Whilst we might view one another as being very similar, our bodies are not. For example, people from developing countries have a higher risk of diabetes, and people with low metabolisms can process medicine slowly, causing drugs to accumulate.

Understanding ill-health is incredibly difficult. For sufferers of the same illness, there is variation in genetic and environmental factors, symptoms experienced, treatments given, and the responses to those treatments. If I were a doctor, I would sigh and wish that humans were simple machines, perhaps with a convenient data port to extract diagnostics.

Given this complexity, it might surprise you that the majority of medical research has been done on a select group of people: Caucasian men. It could be argued that the gender split makes sense: firstly, it is unethical to give a drug to women if its effects on a foetus are unknown, secondly, to test a treatment's impact effectively, it is also important for the people being studied to be as stable as possible. Thanks to hormonal fluctuations, women are ever changing, which can make it difficult for a researcher to isolate their test results.
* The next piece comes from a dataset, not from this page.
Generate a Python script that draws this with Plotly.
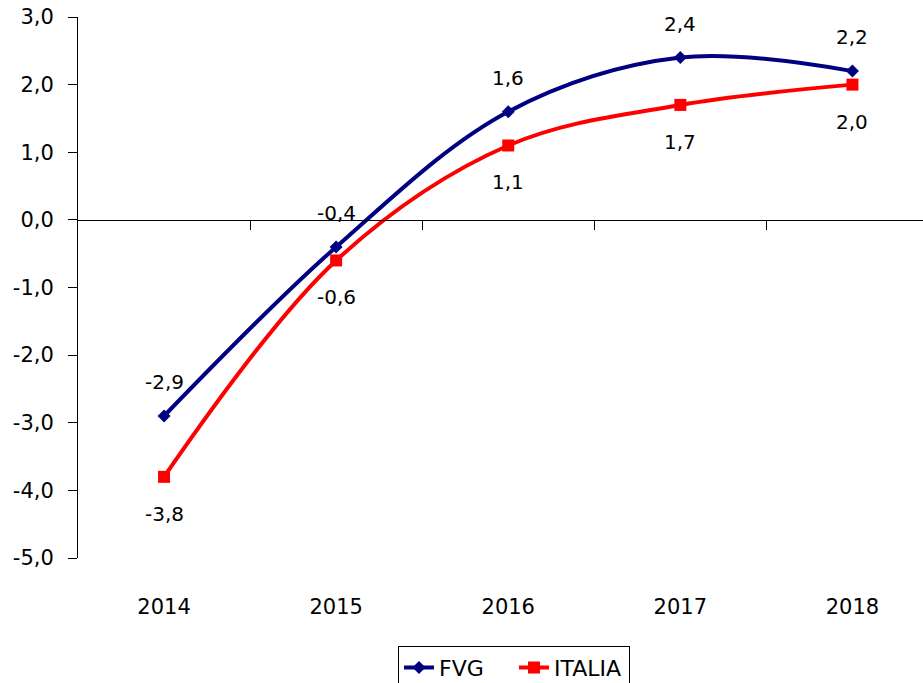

Taking the results of a narrow study and applying it to a whole population can be risky. This was sharply underlined in 2013 when the FDA realised people were overdosing on sleeping pills containing the drug Zolpidem. Women had particularly high levels of it in their system. Why? Because they metabolised the chemical more slowly.

The drug was first tested in the mid 1980's. The fact it took over a decade to realise this is troubling, and was a result of decisions made on data that nobody realised was biased. An FDA officer said the drug came to their attention because of an accumulation of knowledge over time. That knowledge included a number of people reporting the drug caused them to crash their car.

Following this journey of a drug trial to potential car crashes is sobering, and it's only one of many examples. Medical data is just not as straightforward as we would like.

The healthcare industry is beginning to see the emergence of companies applying AI technologies to medical challenges. Programmers create algorithms which learn from large volumes of data. The algorithms then apply their knowledge to situations: Does that scan look OK? What should the doctor do next? Does this person need emergency surgery? All those learnings could have been formed from data that may not have been tested on everyone. If AI is the ultimate machine, data is the fuel and right now we're filling our space ship up at the local petrol station and hoping to reach Mars.

Just as a patient takes the dose of medicine their doctor prescribes, a person interacting with a nice shiny app is naturally going to trust what they are told. If I entered jaw ache and sudden, extreme tiredness into a GP app, would it know that as a woman these could be signs of me having a major heart attack, or would it tell me not to worry? As with the sleeping pills, if developers use biased data they'll be stress testing their software on real people.

Biases can only be fixed if you're aware of them, yet the clinicians who may have learned from past research are not the people who develop algorithms. How can we expect a programmer with a Computer Science degree to recognise that the data he is looking at is biased? Does the company behind a shiny blood pressure tracking app or medical advice portal have the budget to pay for a medical advisor?

Some companies are diligent in the way they apply technology to health. A great example is DeepMind and their close partnership with the NHS. In addition, any AI which is used in a medical setting is highly regulated.

The possibilities of applying AI to healthcare are in principle limitless. It has the potential to unpick the interrelated nuances that impact a person's health and dramatically improve lives in the future. In the meantime, let's avoid recreating the mistakes of the past and embrace the hype with an analytical mind.